The suddenness with which such calamities occur is astonishing.
To-day everything wears its wonted appearance, but who knows what to-morrow may bring forth? what changes may take place in Nature?
To-day a man is in robust health, proud of his strength. To-morrow all this has vanished, and the living man has become an inanimate mass.
Our progress continued slow, until at last we sighted Cape St. George, the southern extremity of New Ireland. The locality has an historic interest.
Ten years ago, in the latter part of the year 1880, the ill-fated expedition organised by the notorious Marquis de Ray landed in the vicinity. The Marquis de Ray was a French nobleman living in Paris. He formed a gigantic scheme for colonizing New Ireland, intending, as he stated, to create there a New France. He caused grand plans to be executed, showing the different lots or farms for sale—smiling farms, with paddocks of grass, ready for occupation, and whole families of French farmers and peasantry sold up what property they possessed, and cheerfully paid their money deposits in Paris, thinking they were going to a land full of promise, where they would settle on their newly-acquired lands with their families and grow prosperous. Poor deluded creatures! Little did they dream of the fate in store for them. Little did they know the state of the country to which they were bound, and that they were hurrying from the frying-pan into the fire. It is astounding with what ease people are gulled by the plausible representations of an adventurous schemer.
Two large vessels, the S.S. India, and S.S. Genie, were fitted out for the expedition, each of them carrying about 300 emigrants. What a country to attempt to colonize! The Marquis had evidently picked out the most inhospitable place on the map. A wild, mountainous country, a deadly climate, and populated by dense numbers of ferocious and bloodthirsty savages! Not a white man on the island. And it was to make their living in such a land that these people had broken up their homes, converted all their possessions into money in order to buy farms there, and farming implements, such as ploughs, harrows, etc., with which to cultivate them. What did the Marquis care if they were all ruined, so long as he had the amount of their deposits safely in his pockets?
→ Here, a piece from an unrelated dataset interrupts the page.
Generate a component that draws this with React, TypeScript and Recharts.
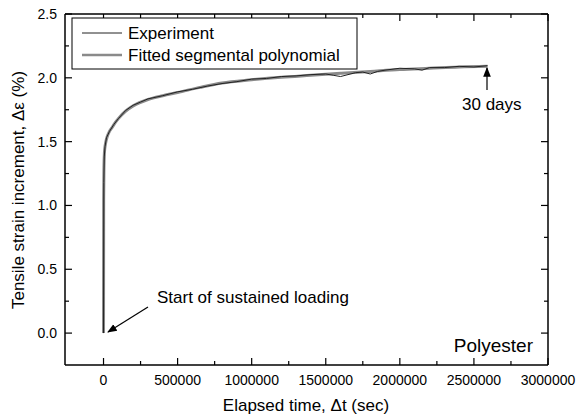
import React from 'react';
import { LineChart, Line, XAxis, YAxis } from 'recharts';

// elapsed time (sec) and tensile strain increment (%)
const fittedTime = [0, 1000, 3000, 6000, 10000, 16000, 25000, 40000, 60000, 80000, 100000, 150000, 200000, 300000, 400000, 500000, 650000, 800000, 1000000, 1200000, 1400000, 1600000, 1800000, 2000000, 2200000, 2400000, 2592000];
const fittedStrain = [0, 1.05, 1.3, 1.41, 1.46, 1.5, 1.54, 1.58, 1.615, 1.65, 1.68, 1.74, 1.78, 1.83, 1.86, 1.885, 1.925, 1.96, 1.985, 2.005, 2.02, 2.035, 2.05, 2.065, 2.075, 2.085, 2.09];

const expTime = [0, 2000, 5000, 10000, 20000, 40000, 70000, 100000, 150000, 200000, 250000, 300000, 400000, 500000, 600000, 700000, 800000, 900000, 1000000, 1100000, 1200000, 1300000, 1400000, 1500000, 1550000, 1600000, 1700000, 1750000, 1800000, 1850000, 1900000, 2000000, 2100000, 2150000, 2200000, 2300000, 2400000, 2500000, 2592000];
const expStrain = [0, 1.18, 1.38, 1.46, 1.53, 1.58, 1.635, 1.68, 1.745, 1.785, 1.81, 1.835, 1.86, 1.89, 1.91, 1.935, 1.955, 1.97, 1.99, 1.995, 2.01, 2.015, 2.025, 2.03, 2.02, 2.01, 2.04, 2.045, 2.03, 2.05, 2.06, 2.075, 2.07, 2.06, 2.08, 2.08, 2.09, 2.085, 2.095];

const xTicks = [0, 250000, 500000, 750000, 1000000, 1250000, 1500000, 1750000, 2000000, 2250000, 2500000, 2750000, 3000000];
const yTicks = [0, 0.25, 0.5, 0.75, 1, 1.25, 1.5, 1.75, 2, 2.25, 2.5];

const fitted = fittedTime.map((t, i) => ({ t, y: fittedStrain[i] }));
const experiment = expTime.map((t, i) => ({ t, y: expStrain[i] }));

const FONT = '"Liberation Sans", Arial, sans-serif';

const XTick = (props: any) => {
  const { x, y, payload, top } = props;
  const major = payload.value % 500000 === 0;
  const len = major ? 7 : 4;
  if (top) {
    return <line x1={x} x2={x} y1={y} y2={y + len} stroke="#000" strokeWidth={1.2} />;
  }
  return (
    <g>
      <line x1={x} x2={x} y1={y} y2={y - len} stroke="#000" strokeWidth={1.2} />
      {major && (
        <text x={x} y={y + 20} textAnchor="middle" fontSize={14} fontFamily={FONT} fill="#000">
          {payload.value}
        </text>
      )}
    </g>
  );
};

const YTick = (props: any) => {
  const { x, y, payload, right } = props;
  const major = Math.abs((payload.value * 2) % 1) < 1e-6;
  const len = major ? 7 : 4;
  if (right) {
    return <line x1={x} x2={x - len} y1={y} y2={y} stroke="#000" strokeWidth={1.2} />;
  }
  return (
    <g>
      <line x1={x} x2={x + len} y1={y} y2={y} stroke="#000" strokeWidth={1.2} />
      {major && (
        <text x={x - 8} y={y + 5} textAnchor="end" fontSize={14} fontFamily={FONT} fill="#000">
          {payload.value.toFixed(1)}
        </text>
      )}
    </g>
  );
};

export default function App() {
  return (
    <div style={{ position: 'absolute', left: 0, top: 0, width: 577, height: 418, background: '#fff' }}>
      <LineChart
        width={577}
        height={418}
        margin={{ top: 0, right: 0, left: 0, bottom: 0 }}
      >
        <XAxis
          xAxisId="bottom"
          dataKey="t"
          type="number"
          domain={[-260000, 3000000]}
          ticks={xTicks}
          interval={0}
          height={53}
          tickSize={0}
          tickMargin={0}
          tickLine={false}
          tick={(p: any) => <XTick {...p} />}
          axisLine={{ stroke: '#000', strokeWidth: 1.5 }}
          allowDataOverflow
        />
        <XAxis
          xAxisId="top"
          orientation="top"
          dataKey="t"
          type="number"
          domain={[-260000, 3000000]}
          ticks={xTicks}
          interval={0}
          height={14}
          tickSize={0}
          tickMargin={0}
          tickLine={false}
          tick={(p: any) => <XTick {...p} top />}
          axisLine={{ stroke: '#000', strokeWidth: 1.5 }}
          allowDataOverflow
        />
        <YAxis
          yAxisId="left"
          type="number"
          domain={[-0.25, 2.5]}
          ticks={yTicks}
          interval={0}
          width={65}
          tickSize={0}
          tickMargin={0}
          tickLine={false}
          tick={(p: any) => <YTick {...p} />}
          axisLine={{ stroke: '#000', strokeWidth: 1.5 }}
          allowDataOverflow
        />
        <YAxis
          yAxisId="right"
          orientation="right"
          type="number"
          domain={[-0.25, 2.5]}
          ticks={yTicks}
          interval={0}
          width={29}
          tickSize={0}
          tickMargin={0}
          tickLine={false}
          tick={(p: any) => <YTick {...p} right />}
          axisLine={{ stroke: '#000', strokeWidth: 1.5 }}
          allowDataOverflow
        />
        <Line
          xAxisId="top"
          yAxisId="right"
          data={fitted}
          dataKey="y"
          type="monotone"
          stroke="#8a8a8a"
          strokeWidth={3}
          dot={false}
          isAnimationActive={false}
        />
        <Line
          xAxisId="bottom"
          yAxisId="left"
          data={experiment}
          dataKey="y"
          type="linear"
          stroke="#222"
          strokeWidth={1}
          dot={false}
          isAnimationActive={false}
        />
      </LineChart>
      <svg
        width={577}
        height={418}
        style={{ position: 'absolute', left: 0, top: 0, pointerEvents: 'none' }}
        fontFamily={FONT}
      >
        <defs>
          <marker id="arr" viewBox="0 0 10 10" refX="9" refY="5" markerWidth="8" markerHeight="8" orient="auto-start-reverse">
            <path d="M0,1 L10,5 L0,9 z" fill="#000" />
          </marker>
        </defs>
        {/* legend */}
        <rect x={72} y={18} width={285} height={51} fill="#fff" stroke="#000" strokeWidth={1} />
        <line x1={82} x2={122} y1={33} y2={33} stroke="#222" strokeWidth={1} />
        <line x1={82} x2={122} y1={55} y2={55} stroke="#8a8a8a" strokeWidth={2.5} />
        <text x={128} y={39} fontSize={17} fill="#000">Experiment</text>
        <text x={128} y={61} fontSize={17} fill="#000">Fitted segmental polynomial</text>
        {/* annotations */}
        <text x={157} y={303} fontSize={17} fill="#000">Start of sustained loading</text>
        <line x1={148} y1={307} x2={108} y2={332} stroke="#000" strokeWidth={1.2} markerEnd="url(#arr)" />
        <text x={462} y={110} fontSize={17} fill="#000">30 days</text>
        <line x1={487} y1={90} x2={487} y2={68} stroke="#000" strokeWidth={1.2} markerEnd="url(#arr)" />
        <text x={533} y={352} fontSize={19} textAnchor="end" fill="#000">Polyester</text>
        {/* axis titles */}
        <text x={306} y={411} fontSize={17} textAnchor="middle" fill="#000">Elapsed time, Δt (sec)</text>
        <text x={24} y={190} fontSize={17} textAnchor="middle" fill="#000" transform="rotate(-90 24 190)">
          Tensile strain increment, Δε (%)
        </text>
      </svg>
    </div>
  );
}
After many privations on the voyage, owing to the scarcity of provisions, they were landed in New Ireland in August. Great was their astonishment on beholding the country of their adoption, and great was their indignation against the cunning Marquis de Ray, who had so cruelly deceived them.
Many sickened and died, others were starved.
They implored to be taken away from the polluted spot, and to be landed in Australia. Some were removed to an island called Liki-Liki, where many of them died, and upon their fate becoming known, the remainder, broken in health and destitute of money, were landed at Noumea, New Caledonia.